Every link that currently exposes the URL in the HTML source, that you won’t want to be crawled, should be changed to an onclick link that only renders client-side once it’s clicked.
These onclick links are essentially invisible to Google, but have no impact and appear as normal, to users.
If however, you do an onclick link where the URL is still available in the HTML source code, Google will be able to crawl that.
Why a robots.txt block or a meta robots noindex/nofollow tag might not be the solution
Blocking the pages in the robots.txt file, or using a noindex/nofollow tag might be the ultimate solution for some.
However, there are a couple of things still in play here that need to be considered.
Actively linking to a page that is blocked in the robots.txt is like telling Google something cool is behind this wall, but they’re not allowed to look.
Actively linking to a page with a meta robots noindex/nofollow tag is telling Google about your cool URL, letting them access it, and then telling them it’s not that important, even though you’re linking to it. You’re wasting Google’s time, crawl budget, and your server resources in allowing Google to crawl it.
In both cases, you’re diluting a page’s value by linking through to these pages you don’t actually want to be ranked or crawled.
John Mueller has also made a comment regarding robots.txt blocks of parametered pages, so it’s worth keeping this in mind:
Don't use robots.txt to block indexing of URLs with parameters. If you do that, we can't canonicalize the URLs, and you lose all of the value from links to those pages. Use rel-canonical, link cleanly internally, etc.
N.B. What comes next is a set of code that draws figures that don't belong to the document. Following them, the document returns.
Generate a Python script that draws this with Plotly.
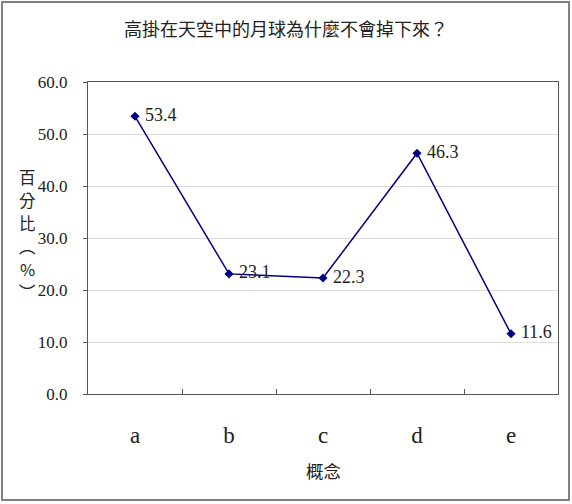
import plotly.graph_objects as go

categories = ["a", "b", "c", "d", "e"]
values = [53.4, 23.1, 22.3, 46.3, 11.6]
y_ticks = [0, 10, 20, 30, 40, 50, 60]
y_tick_labels = ["%.1f" % v for v in y_ticks]
title_text = "高掛在天空中的月球為什麼不會掉下來？"
x_title = "概念"
y_title_chars = ["百", "分", "比", "︵", "%", "︶"]

W, H = 572, 504
L, R, T, B = 88, 14, 82, 110
pw, ph = W - L - R, H - T - B

serif = "Liberation Serif"
cjk = "Noto Sans CJK TC"

fig = go.Figure()
fig.add_trace(go.Scatter(
    x=categories, y=values, mode="lines+markers+text",
    line=dict(color="#000080", width=1.5),
    marker=dict(symbol="diamond", size=7, color="#000080"),
    text=[" %.1f" % v for v in values],
    textposition="middle right",
    textfont=dict(family=serif, size=18, color="#222222"),
    cliponaxis=False,
    showlegend=False,
))

def px_x(x):
    return (x - L) / pw

def px_y(y):
    return (H - B - y) / ph

fig.update_layout(
    width=W, height=H,
    margin=dict(l=L, r=R, t=T, b=B),
    paper_bgcolor="white", plot_bgcolor="white",
    title=dict(text=title_text, x=286 / W, xanchor="center", y=1 - 30 / H, yanchor="middle",
               font=dict(family=cjk, size=18, color="#222222")),
    xaxis=dict(
        type="category", range=[-0.5, 4.5],
        showline=True, linecolor="#555555", linewidth=1, mirror=True,
        ticks="inside", tickson="boundaries", ticklen=5, tickcolor="#555555",
        showgrid=False,
        tickfont=dict(family=serif, size=23, color="#222222"),
        ticklabelstandoff=20,
    ),
    yaxis=dict(
        range=[0, 60], tickvals=y_ticks, ticktext=y_tick_labels,
        showline=True, linecolor="#555555", linewidth=1, mirror=True,
        ticks="outside", ticklen=4, tickcolor="#555555",
        showgrid=True, gridcolor="#dcdcdc", gridwidth=1,
        zeroline=False,
        tickfont=dict(family=serif, size=17, color="#222222"),
        ticklabelstandoff=12,
    ),
)

fig.add_annotation(
    text=x_title, xref="paper", yref="paper", x=0.5, y=px_y(470),
    xanchor="center", yanchor="middle", showarrow=False,
    font=dict(family=cjk, size=17.5, color="#222222"),
)
for i, ch in enumerate(y_title_chars):
    fig.add_annotation(
        text=ch, xref="paper", yref="paper",
        x=px_x(27), y=px_y(177 + 23 * i), xanchor="center", yanchor="middle",
        showarrow=False, borderpad=0,
        font=dict(family=cjk, size=16.5, color="#222222"),
    )

fig.add_shape(
    type="rect", xref="paper", yref="paper",
    x0=px_x(2), x1=px_x(569), y0=px_y(500), y1=px_y(2),
    line=dict(color="#808080", width=2), fillcolor="rgba(0,0,0,0)", layer="below",
)

fig.write_html("out.html")
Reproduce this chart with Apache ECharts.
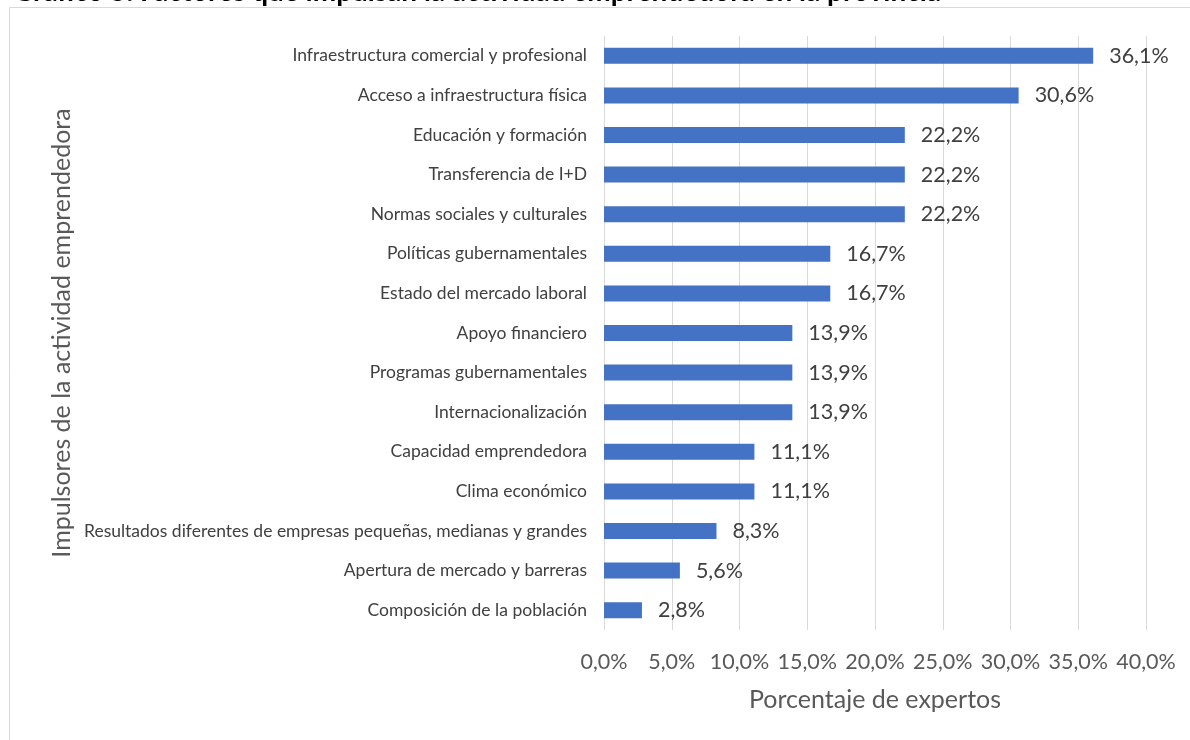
<!DOCTYPE html>
<html><head><meta charset="utf-8">
<script src="https://cdn.jsdelivr.net/npm/echarts@6/dist/echarts.min.js"></script>
<style>html,body{margin:0;padding:0;background:#fff}#c{width:1190px;height:740px}</style>
</head><body><div id="c"></div>
<script>
const titleText = 'Gráfico 5. Factores que impulsan la actividad emprendedora en la provincia';
const categories = [
  'Infraestructura comercial y profesional',
  'Acceso a infraestructura física',
  'Educación y formación',
  'Transferencia de I+D',
  'Normas sociales y culturales',
  'Políticas gubernamentales',
  'Estado del mercado laboral',
  'Apoyo financiero',
  'Programas gubernamentales',
  'Internacionalización',
  'Capacidad emprendedora',
  'Clima económico',
  'Resultados diferentes de empresas pequeñas, medianas y grandes',
  'Apertura de mercado y barreras',
  'Composición de la población'
];
const values = [36.1, 30.6, 22.2, 22.2, 22.2, 16.7, 16.7, 13.9, 13.9, 13.9, 11.1, 11.1, 8.3, 5.6, 2.8];
const xAxisName = 'Porcentaje de expertos';
const yAxisName = 'Impulsores de la actividad emprendedora';
const fmt = v => v.toFixed(1).replace('.', ',') + '%';
const FONT = 'Lato';
const chart = echarts.init(document.getElementById('c'));
chart.setOption({
  animation: false,
  textStyle: { fontFamily: FONT },
  title: {
    text: titleText, left: 8, top: -27,
    textStyle: { fontFamily: FONT, fontWeight: 'bold', fontSize: 28, color: '#000' }
  },
  graphic: [{
    type: 'rect', shape: { x: 9.5, y: 7.5, width: 1200, height: 760 },
    style: { fill: 'none', stroke: '#d9d9d9', lineWidth: 1 }, z: -1
  }],
  grid: { left: 604, right: 44, top: 36, bottom: 110 },
  xAxis: {
    type: 'value', min: 0, max: 40, interval: 5,
    axisLine: { show: false }, axisTick: { show: false },
    splitLine: { lineStyle: { color: '#d9d9d9', width: 1 } },
    axisLabel: { formatter: v => fmt(v), color: '#595959', fontSize: 21.5, margin: 21, fontFamily: FONT },
    name: xAxisName, nameLocation: 'middle', nameGap: 57,
    nameTextStyle: { color: '#595959', fontSize: 25, fontFamily: FONT }
  },
  yAxis: {
    type: 'category', data: categories, inverse: true,
    axisLine: { show: false }, axisTick: { show: false },
    axisLabel: { color: '#404040', fontSize: 17.5, margin: 17, fontFamily: FONT },
    name: yAxisName, nameLocation: 'middle', nameGap: 530, nameRotate: 90,
    nameTextStyle: { color: '#595959', fontSize: 25, fontFamily: FONT }
  },
  series: [{
    type: 'bar', data: values, barWidth: 16,
    itemStyle: { color: '#4472c4' },
    label: { show: true, position: 'right', distance: 16, formatter: p => fmt(p.value), color: '#404040', fontSize: 21.5, fontFamily: FONT }
  }]
});
</script></body></html>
— 🐝 johnmu.csv (personal) weighs more than 16MB 🐝 (@JohnMu) November 8, 2019
Yeah, there is no reason to remove it if you actually can’t implement an alternate method.
But if you’re implementing an alternate linking method to ensure Google doesn’t crawl it, the nofollow tag kind of gets nulled because Google won’t see the link anyway.
The internal nofollow is dead
The internal no-follow is dead.
Now is the time to switch to JS links to prevent the crawling of pages you don’t want to be crawled.